“Clothe yourselves, all of you, with humility…” (1 Peter 5:5, ESV).
There is liberty in forgetting oneself. This may seem like a contradiction to previous posts where I have talked about the vital importance of cherishing yourself. But it’s not. One of the mysteries in God teaches us that the more we gaze on Christ, the less focus we keep on the self. We become so consumed with Him that we grow past the stage of obsessive introspection.
At the same time, His love fills us in ever-increasing measure until it becomes uncontainable. As we overflow with the revelation of how deeply He cherishes us, our inner being responds in agreement. We cherish ourselves as He cherishes us. But all the while, He remains the center, the focus of our gaze.
I recently read a statement that resonated strongly with me. It simply expressed that one of the greatest marks of spiritual maturity is humility. Once we learn to wholly fixate on “those things which are above, where Christ is,”* then we gradually become what we are beholding. And He is “gentle and humble and heart.” So we become gentle and humble in heart. He becomes our magnificent obsession. Our own successes, failures, greatness, or baseness fade away as unimportant in the light of His stunning glory and grace. He becomes all, and in all.
Have you ever wondered why spiritual lows sometimes follow on the heels of spiritual highs? This truth about humility is the reason. Jesus wants to bring you and me into the full freedom of self-forgetfulness. This is what He was expressing to Paul in the following exchange He had with that great apostle:
“…even because of the extraordinary character of the revelations. Therefore, so that I would not become arrogant, a thorn in the flesh was given to me, a messenger of Satan to trouble me—so that I would not become arrogant. I asked the Lord three times about this, that it would depart from me. But he said to me, ‘My grace is enough for you, for my power is made perfect in weakness.’ So then, I will boast most gladly about my weaknesses, so that the power of Christ may reside in me” (2 Cor. 12:7-9, NET).

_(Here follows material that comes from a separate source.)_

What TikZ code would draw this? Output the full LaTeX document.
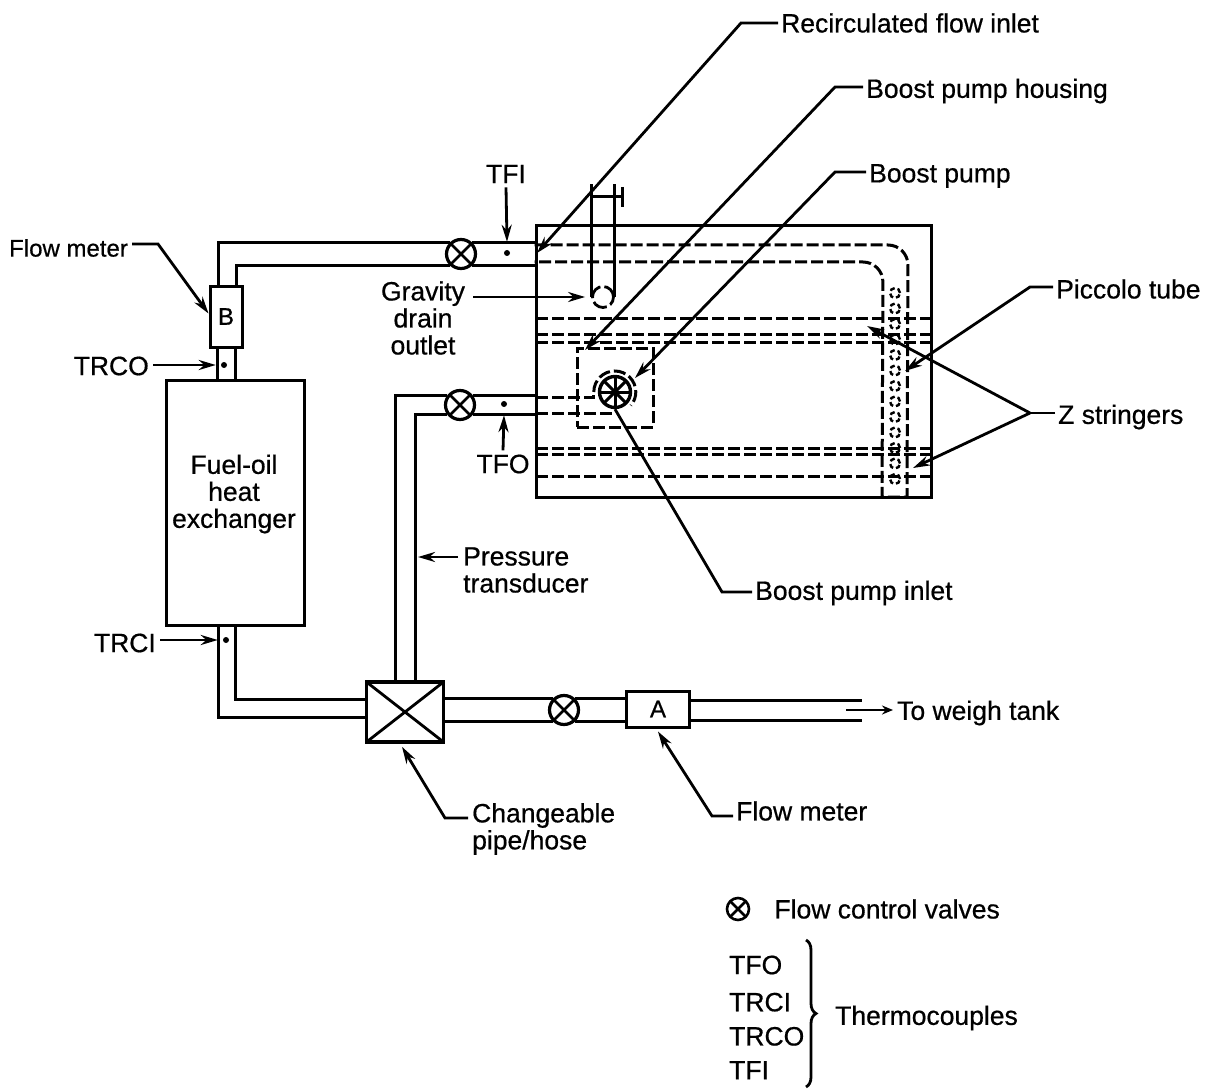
\documentclass[tikz,border=0pt]{standalone}
\usepackage{fontspec}
\setmainfont[FakeBold=0.6]{Liberation Sans}
\usetikzlibrary{arrows.meta, positioning, calc, decorations.pathreplacing}

\begin{document}
\begin{tikzpicture}[
    x=1pt, y=-1pt,
    % styles
    label_text/.style={
        inner sep=0pt, font=\fontsize{26.5}{27}\selectfont, align=center
    },
    pipe_line/.style={
        draw=black, line width=3pt
    },
    leader_line/.style={
        -{Stealth[length=17pt,width=10pt]}, draw=black, line width=2.8pt
    },
    plain_leader/.style={
        draw=black, line width=2.8pt
    },
    hidden_line/.style={
        draw=black, line width=3pt, dash pattern=on 12pt off 4pt
    },
    meter_box/.style={
        draw=black, fill=white, line width=3pt, minimum width=#1, inner sep=0pt,
        font=\fontsize{24}{26}\selectfont
    },
    crossed/.style={
        path picture={
            \draw[line width=2.8pt] (path picture bounding box.north west) -- (path picture bounding box.south east);
            \draw[line width=2.8pt] (path picture bounding box.north east) -- (path picture bounding box.south west);
        }
    },
    valve_symbol/.style={
        circle, draw=black, fill=white, line width=3.2pt, minimum size=29pt, inner sep=0pt, crossed
    },
    probe_dot/.style={
        circle, fill=black, minimum size=6pt, inner sep=0pt
    },
    tube_hole/.style={
        circle, draw=black, line width=2.4pt, dash pattern=on 5pt off 3pt, minimum size=10pt, inner sep=0pt
    }
]
    \useasboundingbox (0,0) rectangle (1212,1091);
    \fill[white] (0,0) rectangle (1212,1091);

    % --- 1. TEST TANK ---
    \node[draw=black, line width=3pt, minimum width=395pt, minimum height=272pt, inner sep=0pt] (test_tank) at (733.5,361.5) {};
    \node[draw=black, hidden_line, minimum width=76pt, minimum height=79pt, inner sep=0pt] (pump_housing) at (615,387.5) {};

    % Z stringers
    \coordinate (stringer_a) at (536,318);
    \coordinate (stringer_b) at (536,334);
    \coordinate (stringer_c) at (536,342);
    \coordinate (stringer_d) at (536,448);
    \coordinate (stringer_e) at (536,454);
    \coordinate (stringer_f) at (536,476);
    \draw[hidden_line] (stringer_a) -- (stringer_a -| test_tank.east);
    \draw[hidden_line] (stringer_b) -- (stringer_b -| test_tank.east);
    \draw[hidden_line] (stringer_c) -- (stringer_c -| test_tank.east);
    \draw[hidden_line] (stringer_d) -- (stringer_d -| test_tank.east);
    \draw[hidden_line] (stringer_e) -- (stringer_e -| test_tank.east);
    \draw[hidden_line] (stringer_f) -- (stringer_f -| test_tank.east);

    % Piccolo tube
    \coordinate (piccolo_outer_bend) at (908,245);
    \coordinate (piccolo_inner_bend) at (883,262);
    \coordinate (piccolo_outer_end) at (907,497);
    \coordinate (piccolo_inner_end) at (882,497);
    \draw[hidden_line] (test_tank.west |- piccolo_outer_bend) [rounded corners=20pt] -- (piccolo_outer_bend) [sharp corners] -- (piccolo_outer_end) -- (piccolo_inner_end) [rounded corners=20pt] -- (piccolo_inner_bend) [sharp corners] -- (test_tank.west |- piccolo_inner_bend);
    \foreach \holey in {293,308.5,324,339.5,355,370.5,386,401.5,417,432.5,448,463.5,479} {
        \node[tube_hole] at (895,\holey) {};
    }

    % Gravity drain
    \node[circle, draw=black, line width=2.8pt, dash pattern=on 15pt off 4pt, minimum size=21pt, inner sep=0pt] (gravity_port) at (603,297) {};
    \coordinate (gravity_top) at (603,184);
    \coordinate (gravity_bar) at (603,197);
    \coordinate (gravity_cap) at (622,197);
    \draw[pipe_line] (gravity_port.west) -- (gravity_port.west |- gravity_top);
    \draw[pipe_line] (gravity_port.east) -- (gravity_port.east |- gravity_top);
    \draw[pipe_line] (gravity_port.west |- gravity_bar) -- (gravity_cap);
    \draw[pipe_line] ([yshift=10pt]gravity_cap) -- ([yshift=-10pt]gravity_cap);

    % Boost pump
    \node[circle, draw=black, line width=3.4pt, minimum size=31pt, inner sep=0pt, path picture={
        \draw[line width=3pt] (path picture bounding box.north) -- (path picture bounding box.south);
        \draw[line width=3pt] (path picture bounding box.west) -- (path picture bounding box.east);
        \draw[line width=3pt] (path picture bounding box.north west) -- (path picture bounding box.south east);
        \draw[line width=3pt] (path picture bounding box.north east) -- (path picture bounding box.south west);
    }] (boost_pump) at (615,392) {};
    \node[circle, minimum size=42pt, inner sep=0pt] (pump_ring) at (615,392) {};
    \draw[hidden_line] (pump_ring.180) arc[start angle=180, end angle=-40, radius=21pt];
    \coordinate (pump_feed_upper) at (536,397);
    \coordinate (pump_feed_lower) at (536,413);
    \draw[hidden_line] (pump_feed_upper) -- (pump_feed_upper -| pump_ring.west) -- (pump_ring.180);
    \draw[hidden_line] (pump_feed_lower) -- (pump_feed_lower -| boost_pump.south);

    % --- 2. PIPE RUN ---
    \node[valve_symbol] (valve_tfi) at (461,254) {};
    \node[valve_symbol] (valve_tfo) at (460,405) {};
    \node[valve_symbol] (valve_out) at (564,710) {};
    \node[meter_box=32pt, minimum height=61pt] (meter_b) at (226,316.5) {B};
    \node[draw=black, line width=3pt, minimum width=138pt, minimum height=245pt, inner sep=0pt] (heat_exchanger) at (235,502.5) {};
    \node[draw=black, line width=3.6pt, fill=white, minimum width=77pt, minimum height=60pt, inner sep=0pt, crossed] (change_box) at (405,712) {};
    \node[meter_box=63pt, minimum height=36pt] (meter_a) at (658,709) {A};

    \draw[pipe_line] (valve_tfi.135) -| ([xshift=-8pt]meter_b.north);
    \draw[pipe_line] (valve_tfi.225) -| ([xshift=10pt]meter_b.north);
    \draw[pipe_line] (valve_tfi.45) -- (valve_tfi.45 -| test_tank.west);
    \draw[pipe_line] (valve_tfi.-45) -- (valve_tfi.-45 -| test_tank.west);
    \draw[pipe_line] ([xshift=-9pt]meter_b.south) -- ([xshift=-9pt]meter_b.south |- heat_exchanger.north);
    \draw[pipe_line] ([xshift=9pt]meter_b.south) -- ([xshift=9pt]meter_b.south |- heat_exchanger.north);

    \draw[pipe_line] (valve_tfo.145) -| ([xshift=-10pt]change_box.north);
    \draw[pipe_line] (valve_tfo.215) -| ([xshift=10pt]change_box.north);
    \draw[pipe_line] (valve_tfo.35) -- (valve_tfo.35 -| test_tank.west);
    \draw[pipe_line] (valve_tfo.-35) -- (valve_tfo.-35 -| test_tank.west);

    \draw[pipe_line] ([xshift=-17pt]heat_exchanger.south) |- ([yshift=-5pt]change_box.west);
    \draw[pipe_line] (heat_exchanger.south) |- ([yshift=13pt]change_box.west);
    \draw[pipe_line] (valve_out.135) -- (valve_out.135 -| change_box.east);
    \draw[pipe_line] (valve_out.225) -- (valve_out.225 -| change_box.east);
    \draw[pipe_line] (valve_out.45) -- (valve_out.45 -| meter_a.west);
    \draw[pipe_line] (valve_out.-45) -- (valve_out.-45 -| meter_a.west);

    \coordinate (weigh_upper) at (862,700);
    \coordinate (weigh_lower) at (862,720);
    \draw[pipe_line] (weigh_upper -| meter_a.east) -- (weigh_upper);
    \draw[pipe_line] (weigh_lower -| meter_a.east) -- (weigh_lower);

    % --- 3. THERMOCOUPLES ---
    \node[probe_dot] (dot_tfi) at (507,253) {};
    \node[probe_dot] (dot_tfo) at (504,404) {};
    \node[probe_dot] (dot_trco) at (224,365) {};
    \node[probe_dot] (dot_trci) at (226,640) {};

    \node[label_text] (tfi_label) at (506,174) {TFI};
    \node[label_text] (tfo_label) at (503,464) {TFO};
    \node[label_text, anchor=east] (trco_label) at (149,366) {TRCO};
    \node[label_text, anchor=east] (trci_label) at (156,643) {TRCI};
    \draw[leader_line] ([yshift=-4pt]tfi_label.south) -- ([yshift=8pt]dot_tfi.north);
    \draw[leader_line] ([yshift=4pt]tfo_label.north) -- ([yshift=-8pt]dot_tfo.south);
    \draw[leader_line] ([xshift=4pt]trco_label.east |- dot_trco) -- ([xshift=-5pt]dot_trco.west);
    \draw[leader_line] ([xshift=4pt]trci_label.east |- dot_trci) -- ([xshift=-5pt]dot_trci.west);

    % --- 4. LABELS ---
    \node[label_text, anchor=west] (recirc_label) at (781,23) {Recirculated flow inlet};
    \node[label_text, anchor=west] (housing_label) at (866,91) {Boost pump housing};
    \node[label_text, anchor=west] (pump_label) at (869,176) {Boost pump};
    \node[label_text, anchor=west] (piccolo_label) at (1056,289) {Piccolo tube};
    \node[label_text, anchor=west] (stringer_label) at (1058,417) {Z stringers};
    \node[label_text, anchor=west] (inlet_label) at (755,593) {Boost pump inlet};
    \node[label_text, anchor=west, font=\fontsize{24}{26}\selectfont] (meter_top_label) at (9,248) {Flow meter};
    \node[label_text, anchor=west] (meter_low_label) at (736,811) {Flow meter};
    \node[label_text, anchor=west] (weigh_label) at (897,713) {To weigh tank};
    \node[label_text] (gravity_label) at (423,318) {Gravity\\drain\\outlet};
    \node[label_text] (exchanger_label) at (234,494) {Fuel-oil\\heat\\exchanger};
    \node[label_text, align=left, anchor=west] (pressure_label) at (463,570) {Pressure\\transducer};
    \node[label_text, align=left, anchor=west] (change_label) at (472,829) {Changeable\\pipe/hose};

    \coordinate (recirc_bend) at (741,23);
    \coordinate (housing_bend) at (835,87);
    \coordinate (pump_bend) at (835,172);
    \coordinate (inlet_bend) at (722,592);
    \coordinate (piccolo_bend) at (1030,287);
    \coordinate (stringer_bend) at (1030,413);
    \coordinate (meter_top_bend) at (158,244);
    \coordinate (change_bend) at (445,818);
    \coordinate (meter_low_bend) at (712,816);
    \coordinate (recirc_tip) at (537,253);
    \coordinate (housing_tip) at (585,350);
    \coordinate (pump_tip) at (635,378);
    \coordinate (piccolo_tip) at (905,371);
    \coordinate (stringer_tip_a) at (867,326);
    \coordinate (stringer_tip_b) at (913,468);
    \coordinate (gravity_start) at (473,297);

    \draw[leader_line] ([xshift=-3pt]recirc_label.west |- recirc_bend) -- (recirc_bend) -- (recirc_tip);
    \draw[leader_line] ([xshift=-3pt]housing_label.west |- housing_bend) -- (housing_bend) -- (housing_tip);
    \draw[leader_line] ([xshift=-3pt]pump_label.west |- pump_bend) -- (pump_bend) -- (pump_tip);
    \draw[plain_leader] ([xshift=-3pt]inlet_label.west |- inlet_bend) -- (inlet_bend) -- (boost_pump.south);
    \draw[leader_line] ([xshift=-3pt]piccolo_label.west |- piccolo_bend) -- (piccolo_bend) -- (piccolo_tip);
    \draw[plain_leader] ([xshift=-3pt]stringer_label.west |- stringer_bend) -- (stringer_bend);
    \draw[leader_line] (stringer_bend) -- (stringer_tip_a);
    \draw[leader_line] (stringer_bend) -- (stringer_tip_b);
    \draw[leader_line] ([xshift=4pt]meter_top_label.east |- meter_top_bend) -- (meter_top_bend) -- ([yshift=3pt]meter_b.west);
    \draw[leader_line] (gravity_start) -- ([xshift=-6pt]gravity_port.west);
    \draw[leader_line] ([xshift=-5pt,yshift=13pt]pressure_label.west) -- ++(-40,0);
    \draw[leader_line] ([xshift=-4pt]change_label.west |- change_bend) -- (change_bend) -- ([yshift=-3pt,xshift=-3pt]change_box.south);
    \draw[leader_line] ([xshift=-3pt]meter_low_label.west |- meter_low_bend) -- (meter_low_bend) -- ([yshift=-3pt]meter_a.south);
    \draw[leader_line, -{Stealth[length=11pt,width=9pt]}] (846,710) -- ([xshift=-4pt]weigh_label.west |- 846,710);

    % --- 5. KEY ---
    \node[valve_symbol, minimum size=22pt, line width=2.6pt] (key_valve) at (738,909) {};
    \node[label_text, right=24pt of key_valve] (key_valve_label) {Flow control valves};
    \node[label_text, anchor=west] (key_tfo) at (729,965) {TFO};
    \node[label_text, below=18pt of key_tfo.south west, anchor=north west] (key_trci) {TRCI};
    \node[label_text, below=15pt of key_trci.south west, anchor=north west] (key_trco) {TRCO};
    \node[label_text, below=15pt of key_trco.south west, anchor=north west] (key_tfi) {TFI};
    \coordinate (brace_top) at (806,940);
    \coordinate (brace_bot) at (806,1087);
    \draw[line width=2.8pt, decorate, decoration={brace, amplitude=10pt}] (brace_top) -- (brace_bot);
    \node[label_text, anchor=west] (thermo_label) at (835,1018) {Thermocouples};

\end{tikzpicture}
\end{document}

When we go through extended times of spiritual affliction, we learn how helpless we really are. As painful as these times can be, they set us gloriously free. They empty us of ourselves, that we might be able to truly proclaim right along with Paul, “I no longer live, but Christ lives in me!” We learn, down to the marrow of our bones, that we are as dependent as the beasts of the earth:
“You hide Your face, they are troubled; You take away their breath, they die and return to their dust. You send forth Your Spirit, they are created; and You renew the face of the earth” (Ps 104:29-30, NKJV).
When we absorb this knowledge into our very core – that we only live exuberantly as a gift from His loving hand – then we are truly free. Then, when He sends forth His Spirit to us and renews us, we understand in every fiber of our being that He is bestowing His goodness on us freely… not because we did a single tiny thing to earn it… but because He’s just that kind, just that munificent, just that extravagantly gracious.
At that point, we lose a false sense of awe at our own giftings and abilities. We come to recognize them as one more manifestation of His elaborate generosity. We become entirely unimpressed with ourselves and utterly overwhelmed by who He is.
The further and more closely we journey with Him, the deeper we will move into the revelation of His heart. As a result, we will assimilate His own humility more and more profoundly into the makeup of who we are becoming. With every step forward along this road, our spirit will be able to more personally, experientially, triumphantly proclaim, “Where the Spirit of the Lord is, there is freedom!”
What do you think? Is there a difference between self-deprecation and genuine humility?